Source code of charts
/---

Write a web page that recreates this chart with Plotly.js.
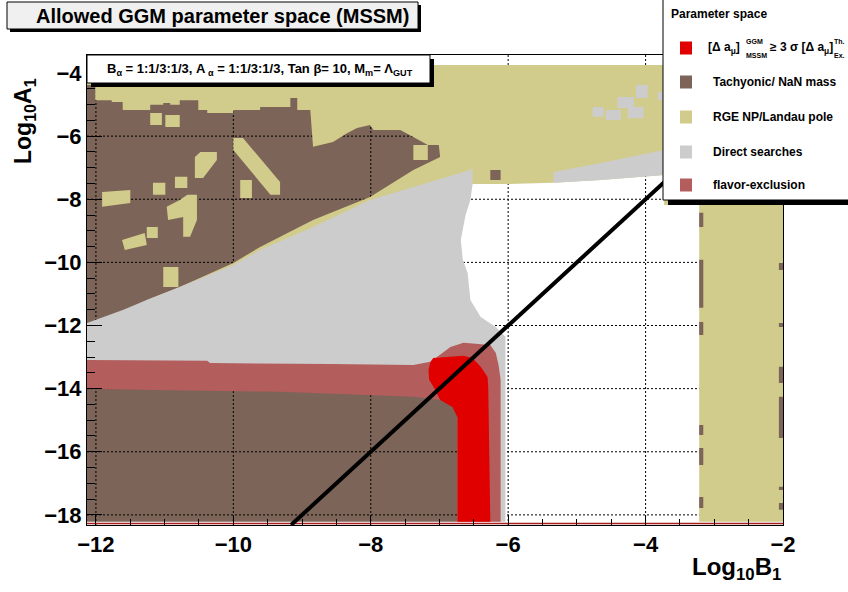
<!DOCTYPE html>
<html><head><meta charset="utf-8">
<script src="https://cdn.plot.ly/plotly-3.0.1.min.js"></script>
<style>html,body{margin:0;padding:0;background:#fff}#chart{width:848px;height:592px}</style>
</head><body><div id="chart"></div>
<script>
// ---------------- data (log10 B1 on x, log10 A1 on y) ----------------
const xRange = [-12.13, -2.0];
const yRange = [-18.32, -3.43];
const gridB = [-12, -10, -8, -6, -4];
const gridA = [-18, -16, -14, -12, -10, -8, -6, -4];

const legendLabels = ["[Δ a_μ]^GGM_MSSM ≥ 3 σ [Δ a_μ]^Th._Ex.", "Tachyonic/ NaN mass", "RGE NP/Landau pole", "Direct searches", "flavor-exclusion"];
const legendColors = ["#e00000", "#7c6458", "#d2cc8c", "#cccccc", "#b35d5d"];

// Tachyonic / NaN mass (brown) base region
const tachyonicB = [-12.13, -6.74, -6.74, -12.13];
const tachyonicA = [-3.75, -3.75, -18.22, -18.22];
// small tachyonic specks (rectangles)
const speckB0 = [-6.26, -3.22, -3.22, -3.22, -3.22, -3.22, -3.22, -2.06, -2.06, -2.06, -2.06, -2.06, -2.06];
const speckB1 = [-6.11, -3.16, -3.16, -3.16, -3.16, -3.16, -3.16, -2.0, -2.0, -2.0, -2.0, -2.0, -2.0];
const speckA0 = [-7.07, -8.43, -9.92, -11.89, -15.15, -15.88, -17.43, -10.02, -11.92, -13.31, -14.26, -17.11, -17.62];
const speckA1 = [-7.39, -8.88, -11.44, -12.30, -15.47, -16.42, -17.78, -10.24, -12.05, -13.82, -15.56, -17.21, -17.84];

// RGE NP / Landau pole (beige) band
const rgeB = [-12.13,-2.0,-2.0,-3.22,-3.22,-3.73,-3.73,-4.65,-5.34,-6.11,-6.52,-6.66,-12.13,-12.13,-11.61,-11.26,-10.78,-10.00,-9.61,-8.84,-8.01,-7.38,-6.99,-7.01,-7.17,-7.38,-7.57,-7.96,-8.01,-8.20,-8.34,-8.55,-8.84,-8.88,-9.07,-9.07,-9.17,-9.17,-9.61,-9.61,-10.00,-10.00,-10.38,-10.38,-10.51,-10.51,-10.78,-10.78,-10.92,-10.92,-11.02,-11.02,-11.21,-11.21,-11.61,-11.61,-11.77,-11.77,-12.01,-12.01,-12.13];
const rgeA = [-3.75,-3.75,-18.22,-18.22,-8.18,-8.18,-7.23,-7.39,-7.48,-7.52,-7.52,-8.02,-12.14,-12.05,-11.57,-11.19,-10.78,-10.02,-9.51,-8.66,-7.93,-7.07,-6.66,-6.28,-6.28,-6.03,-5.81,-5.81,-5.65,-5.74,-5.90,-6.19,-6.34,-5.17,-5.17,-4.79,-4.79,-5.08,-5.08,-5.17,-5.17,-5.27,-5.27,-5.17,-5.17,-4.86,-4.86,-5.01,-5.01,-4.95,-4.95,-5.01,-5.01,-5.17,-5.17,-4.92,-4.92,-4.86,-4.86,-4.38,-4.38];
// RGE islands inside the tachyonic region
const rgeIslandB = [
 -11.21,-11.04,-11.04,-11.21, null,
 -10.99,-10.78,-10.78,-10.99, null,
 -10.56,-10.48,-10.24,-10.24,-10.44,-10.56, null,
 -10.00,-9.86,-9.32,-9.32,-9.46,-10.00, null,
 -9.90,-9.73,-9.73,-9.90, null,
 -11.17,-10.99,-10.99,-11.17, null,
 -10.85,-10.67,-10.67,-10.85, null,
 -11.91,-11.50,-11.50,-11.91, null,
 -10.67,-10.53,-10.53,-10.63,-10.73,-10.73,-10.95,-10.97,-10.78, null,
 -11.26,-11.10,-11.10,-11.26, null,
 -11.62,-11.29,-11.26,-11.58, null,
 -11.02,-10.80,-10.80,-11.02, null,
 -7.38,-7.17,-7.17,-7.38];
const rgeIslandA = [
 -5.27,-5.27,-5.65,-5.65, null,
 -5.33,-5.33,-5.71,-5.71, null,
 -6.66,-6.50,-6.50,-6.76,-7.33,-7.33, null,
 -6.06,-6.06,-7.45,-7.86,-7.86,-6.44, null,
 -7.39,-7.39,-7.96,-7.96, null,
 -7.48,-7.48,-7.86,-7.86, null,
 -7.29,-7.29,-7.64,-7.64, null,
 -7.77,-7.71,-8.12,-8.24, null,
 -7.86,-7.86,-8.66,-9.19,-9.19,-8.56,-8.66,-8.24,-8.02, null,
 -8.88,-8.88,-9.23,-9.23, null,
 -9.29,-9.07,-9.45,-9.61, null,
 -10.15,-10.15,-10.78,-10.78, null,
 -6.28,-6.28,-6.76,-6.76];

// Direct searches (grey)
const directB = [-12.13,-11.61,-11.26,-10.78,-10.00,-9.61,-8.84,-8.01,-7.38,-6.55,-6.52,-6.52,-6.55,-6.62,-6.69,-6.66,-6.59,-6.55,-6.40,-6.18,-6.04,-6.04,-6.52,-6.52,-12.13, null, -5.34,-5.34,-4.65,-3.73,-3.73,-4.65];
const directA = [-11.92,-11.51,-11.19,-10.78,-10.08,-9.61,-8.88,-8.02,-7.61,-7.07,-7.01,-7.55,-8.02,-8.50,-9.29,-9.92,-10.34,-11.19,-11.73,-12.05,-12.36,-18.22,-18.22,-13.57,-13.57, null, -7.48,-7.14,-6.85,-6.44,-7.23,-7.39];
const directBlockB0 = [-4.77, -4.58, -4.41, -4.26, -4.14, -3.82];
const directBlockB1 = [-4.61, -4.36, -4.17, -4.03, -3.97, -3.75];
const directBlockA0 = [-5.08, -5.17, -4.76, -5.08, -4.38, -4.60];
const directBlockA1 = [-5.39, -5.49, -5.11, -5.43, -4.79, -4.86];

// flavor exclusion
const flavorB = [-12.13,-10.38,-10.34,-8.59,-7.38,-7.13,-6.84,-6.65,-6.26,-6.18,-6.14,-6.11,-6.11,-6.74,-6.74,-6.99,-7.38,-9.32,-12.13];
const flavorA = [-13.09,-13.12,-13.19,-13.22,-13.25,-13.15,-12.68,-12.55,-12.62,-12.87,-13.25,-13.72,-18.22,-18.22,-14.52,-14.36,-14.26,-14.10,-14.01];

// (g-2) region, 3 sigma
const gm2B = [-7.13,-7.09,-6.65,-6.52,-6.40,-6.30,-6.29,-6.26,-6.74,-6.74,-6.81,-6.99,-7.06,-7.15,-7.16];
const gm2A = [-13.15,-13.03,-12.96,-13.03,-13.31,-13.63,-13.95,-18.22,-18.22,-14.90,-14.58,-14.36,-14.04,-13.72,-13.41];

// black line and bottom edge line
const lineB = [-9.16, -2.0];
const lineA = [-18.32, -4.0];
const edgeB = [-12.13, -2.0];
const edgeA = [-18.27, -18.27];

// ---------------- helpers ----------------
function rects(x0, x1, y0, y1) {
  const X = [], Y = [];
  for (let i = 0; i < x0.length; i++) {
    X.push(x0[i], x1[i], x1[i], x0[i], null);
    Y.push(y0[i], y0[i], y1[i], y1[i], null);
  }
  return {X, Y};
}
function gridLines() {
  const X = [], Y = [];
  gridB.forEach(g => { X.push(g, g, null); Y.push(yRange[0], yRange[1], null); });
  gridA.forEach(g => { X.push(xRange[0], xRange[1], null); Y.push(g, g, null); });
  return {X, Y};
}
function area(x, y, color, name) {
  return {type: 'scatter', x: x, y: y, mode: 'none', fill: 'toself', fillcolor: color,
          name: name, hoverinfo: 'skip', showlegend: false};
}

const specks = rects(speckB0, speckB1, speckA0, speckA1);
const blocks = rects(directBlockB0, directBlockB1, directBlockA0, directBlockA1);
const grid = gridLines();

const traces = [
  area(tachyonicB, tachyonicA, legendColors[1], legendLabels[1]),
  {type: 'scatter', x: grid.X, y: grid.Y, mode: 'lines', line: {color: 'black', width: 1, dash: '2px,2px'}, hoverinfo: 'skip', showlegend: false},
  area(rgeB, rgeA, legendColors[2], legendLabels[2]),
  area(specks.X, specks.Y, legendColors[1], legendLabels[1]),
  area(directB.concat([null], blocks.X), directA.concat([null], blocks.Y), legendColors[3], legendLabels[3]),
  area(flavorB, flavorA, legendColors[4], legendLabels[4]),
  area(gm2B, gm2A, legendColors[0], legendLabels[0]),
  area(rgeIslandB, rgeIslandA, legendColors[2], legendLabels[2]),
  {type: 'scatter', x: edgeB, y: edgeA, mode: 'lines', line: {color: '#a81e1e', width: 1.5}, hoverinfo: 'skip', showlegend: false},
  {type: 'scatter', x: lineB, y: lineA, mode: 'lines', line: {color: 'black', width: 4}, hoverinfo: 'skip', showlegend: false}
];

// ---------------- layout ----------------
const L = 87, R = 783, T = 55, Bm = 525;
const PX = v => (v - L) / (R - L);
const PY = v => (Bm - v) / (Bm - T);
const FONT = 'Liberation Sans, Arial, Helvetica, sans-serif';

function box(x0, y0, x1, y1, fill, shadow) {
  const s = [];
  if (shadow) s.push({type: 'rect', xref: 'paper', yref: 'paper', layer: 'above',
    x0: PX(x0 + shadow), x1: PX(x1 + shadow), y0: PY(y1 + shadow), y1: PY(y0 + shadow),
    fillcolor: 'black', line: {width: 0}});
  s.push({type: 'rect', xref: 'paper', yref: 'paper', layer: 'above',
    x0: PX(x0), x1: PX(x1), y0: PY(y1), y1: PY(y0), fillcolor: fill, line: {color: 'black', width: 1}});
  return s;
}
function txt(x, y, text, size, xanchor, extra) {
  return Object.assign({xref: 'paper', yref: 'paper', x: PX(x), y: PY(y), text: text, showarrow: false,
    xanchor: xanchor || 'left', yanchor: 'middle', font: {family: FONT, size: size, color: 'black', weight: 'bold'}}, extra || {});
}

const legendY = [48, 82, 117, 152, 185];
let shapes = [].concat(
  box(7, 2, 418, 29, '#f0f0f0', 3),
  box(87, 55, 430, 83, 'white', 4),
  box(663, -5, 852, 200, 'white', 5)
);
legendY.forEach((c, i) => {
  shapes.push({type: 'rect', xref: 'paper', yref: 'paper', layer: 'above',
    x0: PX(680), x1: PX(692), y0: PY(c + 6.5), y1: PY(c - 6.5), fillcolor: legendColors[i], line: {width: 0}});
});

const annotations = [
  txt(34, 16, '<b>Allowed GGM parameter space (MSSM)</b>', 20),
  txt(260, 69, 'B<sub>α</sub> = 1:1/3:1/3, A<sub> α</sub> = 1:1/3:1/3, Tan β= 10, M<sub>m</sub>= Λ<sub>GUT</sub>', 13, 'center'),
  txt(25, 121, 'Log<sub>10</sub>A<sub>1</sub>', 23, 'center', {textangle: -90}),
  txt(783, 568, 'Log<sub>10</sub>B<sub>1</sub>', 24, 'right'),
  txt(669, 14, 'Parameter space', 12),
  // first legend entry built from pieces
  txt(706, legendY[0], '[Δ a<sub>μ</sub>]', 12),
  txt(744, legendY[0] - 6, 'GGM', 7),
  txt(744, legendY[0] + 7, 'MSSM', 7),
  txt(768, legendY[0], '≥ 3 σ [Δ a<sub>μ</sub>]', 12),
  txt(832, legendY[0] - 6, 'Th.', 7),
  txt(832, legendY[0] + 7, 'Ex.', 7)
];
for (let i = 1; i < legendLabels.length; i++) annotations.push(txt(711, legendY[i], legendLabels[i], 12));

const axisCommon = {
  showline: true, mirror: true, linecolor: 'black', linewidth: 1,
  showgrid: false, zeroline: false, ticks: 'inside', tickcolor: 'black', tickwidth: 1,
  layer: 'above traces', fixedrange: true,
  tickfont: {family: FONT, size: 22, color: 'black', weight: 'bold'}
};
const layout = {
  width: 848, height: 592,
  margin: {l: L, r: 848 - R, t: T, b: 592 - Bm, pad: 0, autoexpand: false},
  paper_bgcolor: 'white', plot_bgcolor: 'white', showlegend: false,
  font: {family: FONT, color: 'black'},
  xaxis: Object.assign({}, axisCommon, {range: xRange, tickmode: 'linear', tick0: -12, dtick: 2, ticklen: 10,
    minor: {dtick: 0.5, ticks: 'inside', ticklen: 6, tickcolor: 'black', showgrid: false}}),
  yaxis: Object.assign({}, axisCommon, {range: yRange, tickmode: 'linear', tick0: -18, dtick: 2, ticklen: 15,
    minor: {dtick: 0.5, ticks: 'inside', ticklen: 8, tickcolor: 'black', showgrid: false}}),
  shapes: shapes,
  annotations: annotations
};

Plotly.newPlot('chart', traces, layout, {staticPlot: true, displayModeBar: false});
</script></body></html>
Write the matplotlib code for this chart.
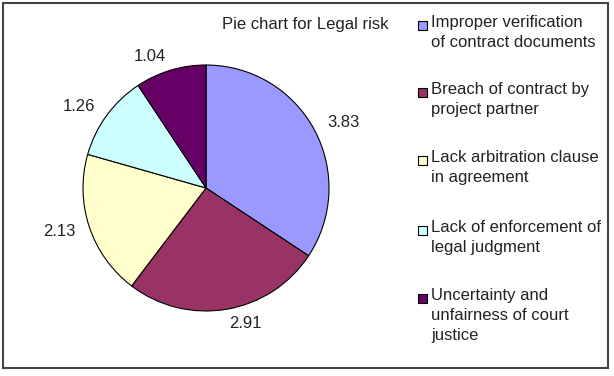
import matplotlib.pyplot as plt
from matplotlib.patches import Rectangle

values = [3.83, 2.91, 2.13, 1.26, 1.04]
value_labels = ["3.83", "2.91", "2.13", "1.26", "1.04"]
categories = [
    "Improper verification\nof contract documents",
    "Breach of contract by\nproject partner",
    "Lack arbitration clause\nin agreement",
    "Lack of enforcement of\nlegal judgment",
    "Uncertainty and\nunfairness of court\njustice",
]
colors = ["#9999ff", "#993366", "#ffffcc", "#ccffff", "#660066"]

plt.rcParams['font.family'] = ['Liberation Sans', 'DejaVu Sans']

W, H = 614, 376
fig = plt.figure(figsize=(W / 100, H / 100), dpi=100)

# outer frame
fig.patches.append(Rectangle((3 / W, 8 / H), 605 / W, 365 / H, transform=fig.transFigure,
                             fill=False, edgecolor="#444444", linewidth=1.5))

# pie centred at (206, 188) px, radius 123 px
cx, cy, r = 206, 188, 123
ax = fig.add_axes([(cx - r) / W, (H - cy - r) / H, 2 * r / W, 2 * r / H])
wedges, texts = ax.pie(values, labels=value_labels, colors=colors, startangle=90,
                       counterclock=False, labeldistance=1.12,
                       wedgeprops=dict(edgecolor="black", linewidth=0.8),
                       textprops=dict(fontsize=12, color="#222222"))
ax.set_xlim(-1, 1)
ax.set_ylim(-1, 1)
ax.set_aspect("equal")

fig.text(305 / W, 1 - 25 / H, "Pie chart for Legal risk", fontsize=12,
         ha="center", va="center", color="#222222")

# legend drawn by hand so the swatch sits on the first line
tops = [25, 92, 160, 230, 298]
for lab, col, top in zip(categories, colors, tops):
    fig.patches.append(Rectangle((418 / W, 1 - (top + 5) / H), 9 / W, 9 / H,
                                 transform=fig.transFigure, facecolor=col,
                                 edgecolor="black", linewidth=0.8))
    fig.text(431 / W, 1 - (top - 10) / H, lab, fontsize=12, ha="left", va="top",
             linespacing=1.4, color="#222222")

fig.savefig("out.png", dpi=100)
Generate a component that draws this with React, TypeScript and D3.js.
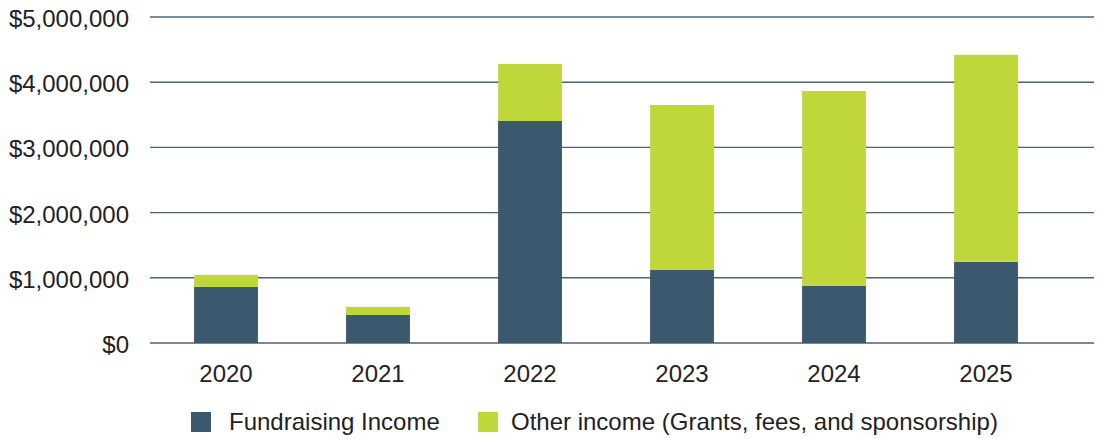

\---

From the material above, reproduce only what runs from the line holding "Write the matplotlib code for this chart." down to the line holding "from matplotlib.patches import Rectangle", both included, pictures excluded.

Response to this task:
Write the matplotlib code for this chart.
import matplotlib.pyplot as plt
from matplotlib.patches import Rectangle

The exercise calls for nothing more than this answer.